Подумать о том страшно! И кто решится на такое?
А ведь тогда родители мои, — уже находясь в надёжной безопасности, — в полном неведении были об аресте и расстреле ещё в 1929 году Осоргина–младшего! Не знали они и о совершенно синхронном, — в те же дни, а возможно и в часы казни Георгия Михайловича, — убийстве — именно об убийстве в «авиационной, якобы, катастрофе», Яна Фрицевича Фабрициуса. «Комбрига. Члена ВЦИК СССР. В революционном движении с 1901 года. Героя Гражданской войны» (По энциклопедиям). Маминого земляка. Друга. Российского гражданина. Патриота российского из Эстляндских немцев. Мужественного и отважного Человека, доложившего Патриарху Русской Православной Церкви — Главе Единственной Законной Власти в России — о готовившемся в Германии «октябрьском» преступлении большевиков!… Как, впрочем, не знали ещё, что уже два года как под чужим именем «воспитываюсь» я в московском, — по улице Новобасманной, 19, — «Латышском» детдоме. И «содержусь» в нём в корпусе, что напротив — у Сада Баумана, в одном из боксов «образцового тюремного изолятора» — вивария под патронажем детоубийцы — «учёной тёти профессора» Лины Соломоновны Штерн…

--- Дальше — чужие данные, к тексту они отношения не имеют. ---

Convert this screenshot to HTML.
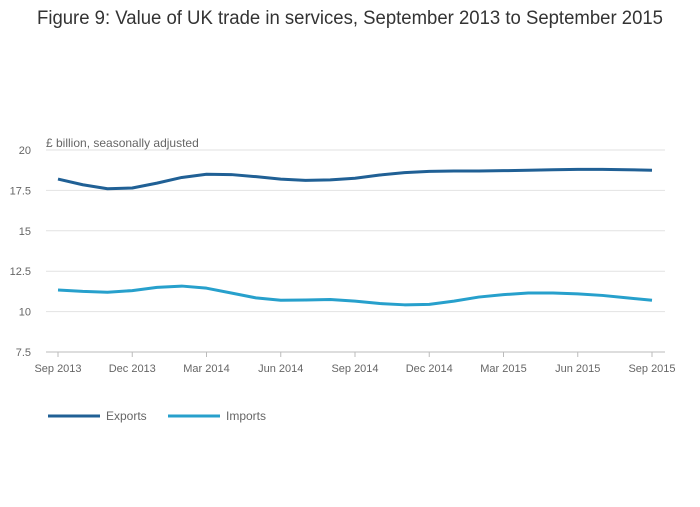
<!DOCTYPE html>
<html><head><meta charset="utf-8"><style>
body{margin:0;background:#fff;font-family:"Liberation Sans",sans-serif;}
svg text{font-family:"Liberation Sans",sans-serif;}
</style></head><body>
<svg id="chart" width="700" height="502">
<text x="37" y="24" font-size="19" fill="#333" textLength="626" lengthAdjust="spacingAndGlyphs">Figure 9: Value of UK trade in services, September 2013 to September 2015</text>
<text x="46" y="147" font-size="12" fill="#666">£ billion, seasonally adjusted</text>
<g id="grid"></g><g id="xaxis"></g><g id="series"></g>
<g>
<line x1="48" y1="416" x2="100" y2="416" stroke="#206095" stroke-width="3"/>
<text x="106" y="420" font-size="12" fill="#666">Exports</text>
<line x1="168" y1="416" x2="220" y2="416" stroke="#27a0cc" stroke-width="3"/>
<text x="226" y="420" font-size="12" fill="#666">Imports</text>
</g>
</svg>
<script>
const months = 25;
const xTickLabels = ["Sep 2013","Dec 2013","Mar 2014","Jun 2014","Sep 2014","Dec 2014","Mar 2015","Jun 2015","Sep 2015"];
const yTicks = [7.5,10,12.5,15,17.5,20];
const exportsData = [18.2,17.85,17.6,17.65,17.95,18.3,18.5,18.48,18.35,18.2,18.12,18.15,18.25,18.45,18.6,18.68,18.7,18.7,18.72,18.75,18.78,18.8,18.8,18.78,18.75];
const importsData = [11.34,11.25,11.2,11.3,11.5,11.58,11.45,11.15,10.85,10.7,10.72,10.75,10.65,10.5,10.42,10.45,10.65,10.9,11.05,11.15,11.15,11.1,11.0,10.85,10.7];
const NS="http://www.w3.org/2000/svg";
const x0=58,x1=652,yTop=150,yBot=352,yMin=7.5,yMax=20;
const xs=i=>x0+(x1-x0)*i/(months-1);
const ys=v=>yBot-(v-yMin)/(yMax-yMin)*(yBot-yTop);
const grid=document.getElementById('grid'),xa=document.getElementById('xaxis'),ser=document.getElementById('series');
yTicks.forEach(t=>{
 const l=document.createElementNS(NS,'line');
 l.setAttribute('x1',46);l.setAttribute('x2',665);l.setAttribute('y1',ys(t));l.setAttribute('y2',ys(t));
 l.setAttribute('stroke',t===yMin?'#bbb':'#e2e2e2');
 
 
 grid.appendChild(l);
 const tx=document.createElementNS(NS,'text');
 tx.setAttribute('x',31);tx.setAttribute('y',ys(t)+4);tx.setAttribute('text-anchor','end');tx.setAttribute('font-size','11');tx.setAttribute('fill','#666');
 tx.textContent=t;
 
 
 grid.appendChild(tx);
});
xTickLabels.forEach((lab,k)=>{
 const x=xs(k*3);
 const l=document.createElementNS(NS,'line');
 l.setAttribute('x1',x);l.setAttribute('x2',x);l.setAttribute('y1',yBot);l.setAttribute('y2',yBot+5);l.setAttribute('stroke','#bbb');
 
 
 xa.appendChild(l);
 const tx=document.createElementNS(NS,'text');
 tx.setAttribute('x',x);tx.setAttribute('y',372);tx.setAttribute('text-anchor','middle');tx.setAttribute('font-size','11');tx.setAttribute('fill','#666');
 tx.textContent=lab;
 
 
 xa.appendChild(tx);
});
function drawLine(data,color,name){
 const p=document.createElementNS(NS,'polyline');
 p.setAttribute('points',data.map((v,i)=>xs(i)+','+ys(v)).join(' '));
 p.setAttribute('fill','none');p.setAttribute('stroke',color);p.setAttribute('stroke-width','3');p.setAttribute('stroke-linejoin','round');
 
 
 ser.appendChild(p);
}
drawLine(exportsData,'#206095','exports-line');
drawLine(importsData,'#27a0cc','imports-line');
</script>
</body></html>
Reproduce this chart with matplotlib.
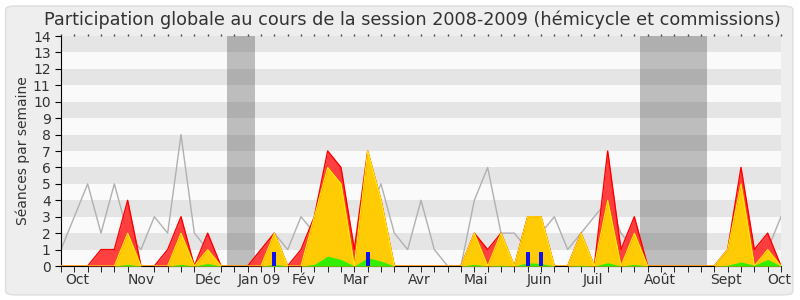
import matplotlib
matplotlib.use("Agg")
import matplotlib.pyplot as plt
from matplotlib.patches import FancyBboxPatch
import numpy as np

# weekly values, session 2008-2009 (55 weeks)
presence = [0, 0, 0, 1, 1, 4, 0, 0, 1, 3, 0, 2, 0, 0, 0, 1, 2, 0, 1, 3,
            7, 6, 1, 7, 4, 0, 0, 0, 0, 0, 0, 2, 1, 2, 0, 3, 3, 0, 0, 2,
            0, 7, 1, 3, 0, 0, 0, 0, 0, 0, 1, 6, 1, 2, 0]
participation = [0, 0, 0, 0, 0, 2, 0, 0, 0, 2, 0, 1, 0, 0, 0, 0, 2, 0, 0, 3,
                 6, 5, 0, 7, 4, 0, 0, 0, 0, 0, 0, 2, 0, 2, 0, 3, 3, 0, 0, 2,
                 0, 4, 0, 2, 0, 0, 0, 0, 0, 0, 1, 5, 0, 1, 0]
mots = [0, 0, 0, 0, 0, 0.1, 0, 0, 0, 0.1, 0, 0.15, 0, 0, 0, 0, 0.1, 0, 0, 0.1,
        0.6, 0.4, 0, 0.5, 0.3, 0, 0, 0, 0, 0, 0, 0.1, 0, 0.05, 0, 0.2, 0.15, 0, 0, 0.05,
        0, 0.2, 0, 0.1, 0, 0, 0, 0, 0, 0, 0.05, 0.25, 0.05, 0.4, 0]
mediane = [1, 3, 5, 2, 5, 2, 1, 3, 2, 8, 2, 1, 0, 0, 0, 1, 2, 1, 3, 2,
           4, 2, 0, 3, 5, 2, 1, 4, 1, 0, 0, 4, 6, 2, 2, 1, 2, 3, 1, 2,
           3, 4, 2, 1, 0, 0, 0, 0, 0, 0, 1, 4, 1, 1, 3]
questions_semaines = [16, 23, 35, 36]
questions = [0.85, 0.85, 0.85, 0.85]
vacances = [(12.45, 14.55), (43.43, 48.43)]
mois = ["Oct", "Nov", "Déc", "Jan 09", "Fév", "Mar", "Avr", "Mai", "Juin",
        "Juil", "Août", "Sept", "Oct"]
mois_pos = [1.2, 6, 11, 14.9, 18.2, 22.1, 26.9, 31.1, 35.9, 39.9, 44.9, 49.9, 53.9]

semaines = np.arange(len(presence))
txt = "#333333"

fig = plt.figure(figsize=(8, 3), dpi=100, facecolor="white")
fig.patches.append(FancyBboxPatch((0.007, 0.017), 0.984, 0.963,
                                  boxstyle="round,pad=0,rounding_size=0.012",
                                  transform=fig.transFigure, facecolor="#eeeeee",
                                  edgecolor="#dddddd", lw=1, zorder=-10))
ax = fig.add_axes([0.07625, 0.1133, 0.9, 0.7667])
ax.set_xlim(0, len(presence) - 1)
ax.set_ylim(0, 14)
ax.set_facecolor("#fafafa")

# alternating horizontal bands
for y in range(1, 14, 2):
    ax.axhspan(y, y + 1, color="#e5e5e5", lw=0, zorder=0)
for a, b in vacances:
    ax.axvspan(a, b, color="#323232", alpha=0.3, lw=0, zorder=1)

ax.plot(semaines, mediane, color="#b0b0b0", lw=1, zorder=2)
ax.fill_between(semaines, presence, color="#ff3030", alpha=0.92, lw=0, zorder=3)
ax.plot(semaines, presence, color="#ff0000", lw=1, zorder=3)
ax.fill_between(semaines, participation, color="#ffd700", alpha=0.93, lw=0, zorder=4)
ax.plot(semaines, participation, color="#ffee00", lw=0.8, zorder=4)
ax.fill_between(semaines, mots, color="#33ee00", lw=0, zorder=5)
ax.bar(questions_semaines, questions, width=0.3, color="#1010ee", zorder=6)

for s in ["top", "right"]:
    ax.spines[s].set_visible(False)
ax.spines["left"].set_color("#000000")
ax.spines["bottom"].set_color("#000000")

ax.set_yticks(range(0, 15))
ax.tick_params(axis="y", direction="out", length=4, labelsize=10, colors=txt)
ax.tick_params(axis="y", color="black")
ax.set_xticks(semaines, minor=True)
ax.set_xticks(mois_pos)
ax.set_xticklabels(mois)
ax.tick_params(axis="x", which="major", length=0, labelsize=10, colors=txt, pad=5)
ax.tick_params(axis="x", which="minor", length=4, color="black")

top = ax.secondary_xaxis("top")
top.set_xticks(semaines)
top.set_xticklabels([])
top.tick_params(length=1.5, width=1, color="#444444")
top.spines["top"].set_visible(False)

ax.set_ylabel("Séances par semaine", fontsize=10, color=txt, labelpad=2)
fig.suptitle("Participation globale au cours de la session 2008-2009 (hémicycle et commissions)",
             fontsize=12.7, color=txt, x=0.516, y=0.965)

fig.savefig("out.png", dpi=100, facecolor=fig.get_facecolor())
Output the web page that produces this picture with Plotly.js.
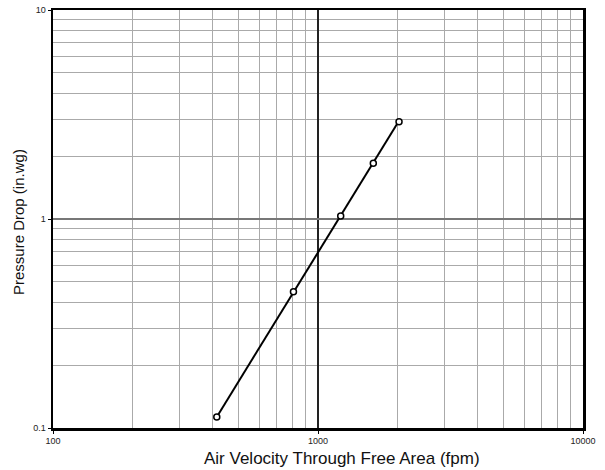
<!DOCTYPE html>
<html>
<head>
<meta charset="utf-8">
<script src="https://cdn.plot.ly/plotly-3.0.1.min.js"></script>
<style>html,body{margin:0;padding:0;background:#fff;}#chart{width:605px;height:470px;}</style>
</head>
<body>
<div id="chart"></div>
<script>
// Measured points
var velocity = [415, 808, 1218, 1617, 2022];
var pressure = [0.113, 0.449, 1.034, 1.85, 2.92];
// Fitted line endpoints
var fitVelocity = [415, 2022];
var fitPressure = [0.113, 2.95];
// Tick labels
var xTickVals = [100, 1000, 10000];
var xTickText = ['100', '1000', '10000'];
var yTickVals = [0.1, 1, 10];
var yTickText = ['0.1', '1', '10'];
var xTitle = 'Air Velocity Through Free Area (fpm)';
var yTitle = 'Pressure Drop (in.wg)';

var traces = [
  {x: fitVelocity, y: fitPressure, mode: 'lines', type: 'scatter',
   line: {color: '#000', width: 2}, hoverinfo: 'skip', showlegend: false},
  {x: velocity, y: pressure, mode: 'markers', type: 'scatter',
   marker: {symbol: 'circle', size: 6, color: '#fff', line: {color: '#000', width: 1.5}},
   showlegend: false}
];

var layout = {
  width: 605, height: 470,
  margin: {l: 53, r: 22, t: 10, b: 42},
  paper_bgcolor: '#fff', plot_bgcolor: '#fff',
  showlegend: false,
  font: {family: 'Liberation Sans, Arial, sans-serif', color: '#111'},
  xaxis: {
    type: 'log', range: [2, 4],
    tickvals: xTickVals, ticktext: xTickText,
    tickfont: {size: 9, color: '#222'},
    ticks: 'outside', ticklen: 3, tickcolor: '#000',
    showgrid: true, gridcolor: '#222', gridwidth: 1.5,
    minor: {dtick: 'D1', showgrid: true, gridcolor: '#aaaaaa', gridwidth: 1, ticks: ''},
    showline: true, linecolor: '#000', linewidth: 2.5, mirror: true,
    zeroline: false
  },
  yaxis: {
    type: 'log', range: [-1, 1],
    tickvals: yTickVals, ticktext: yTickText,
    tickfont: {size: 9, color: '#222'},
    ticks: 'outside', ticklen: 3, tickcolor: '#000',
    showgrid: true, gridcolor: '#777', gridwidth: 2,
    minor: {dtick: 'D1', showgrid: true, gridcolor: '#aaaaaa', gridwidth: 1, ticks: ''},
    showline: true, linecolor: '#000', linewidth: 2.5, mirror: true,
    zeroline: false
  },
  annotations: [
    {text: xTitle, xref: 'paper', yref: 'paper', x: 0.545, y: -0.072,
     xanchor: 'center', yanchor: 'middle', showarrow: false,
     font: {size: 17, color: '#111'}},
    {text: yTitle, xref: 'paper', yref: 'paper', x: -0.064, y: 0.493,
     xanchor: 'center', yanchor: 'middle', showarrow: false, textangle: -90,
     font: {size: 15, color: '#111'}}
  ]
};

Plotly.newPlot('chart', traces, layout, {displayModeBar: false, staticPlot: true});
</script>
</body>
</html>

(Перипетии с моим и брата моего Иосифа исчезновением и попытками поиска нас, а так же «художествами» Штерн, и усилиями автора–мальчика по публичному разоблачению убийцы и войны с нею, описаны в повествовании «Площадь Разгуляй»).
Часть 5. НАГРАДА ПОКОЕМ.
52. Архангельск.
…Только спустя три года, в одну из перламутровых ночей начала июня 1932–го, — как раз когда река Вымь вновь очистилась ото льда, — родители мои были разбужены и приглашены торжественно Иваном Ивановичем — «не мешкая, в 24 часа! — приготовиться в дальнейший путь». Сборы, как в песне, не долги. Тряпки — в сундук–упаковку из под полевого рентгеновского аппарата. Книги — в два фанерных ящика из–под макарон. Всё! Книг уже много. При чём, нужных. Целая медицинская библиотека — паллиатив оставленой дома при внезапном отъезде на Украину. (О тотальном ограблении дома по Доброслободскому переулку ,6 — вскоре после аресте их в 1929 году вдалеке от него, — они не знают. Знаем только мы с братом! В посёлочке новая библиотека приобреталась почтою и с помощью отпускников и командируемых — нужную книгу для доктора и её мужа разыскивали они и привозили с удовольствием!) Заочная, — через приятеля–соседа, — раздача долгов: книг, в основном, одолженной посуды, приобретенной и нанесенной соседями «мебели», накопившихся хозяйственных мелочей. Возвращение завхозу казённого постельного белья, одеял и марлевых занавесок — своими так и не обзавелись. Всё? Да, ещё хозяйство больнички! (Но его заблаговременно, сутками прежде, передал маминым коллегам вечно бдящий Иван Иванович). Не долгое, не шумное, в узком кругу, прощание с добрыми людьми. «Та не волнуйттесь!, — успокоил их Тойво. — Кутта Фас комантируют — тамм фамм бутетт софсемм не плоххо…». … И — глубокою ночью уже, — «На пристанн! И — Перётт! Перётт!… По ттомму же чтто и в 1929 готту реччному путти. Но уше внисс! Внисс!»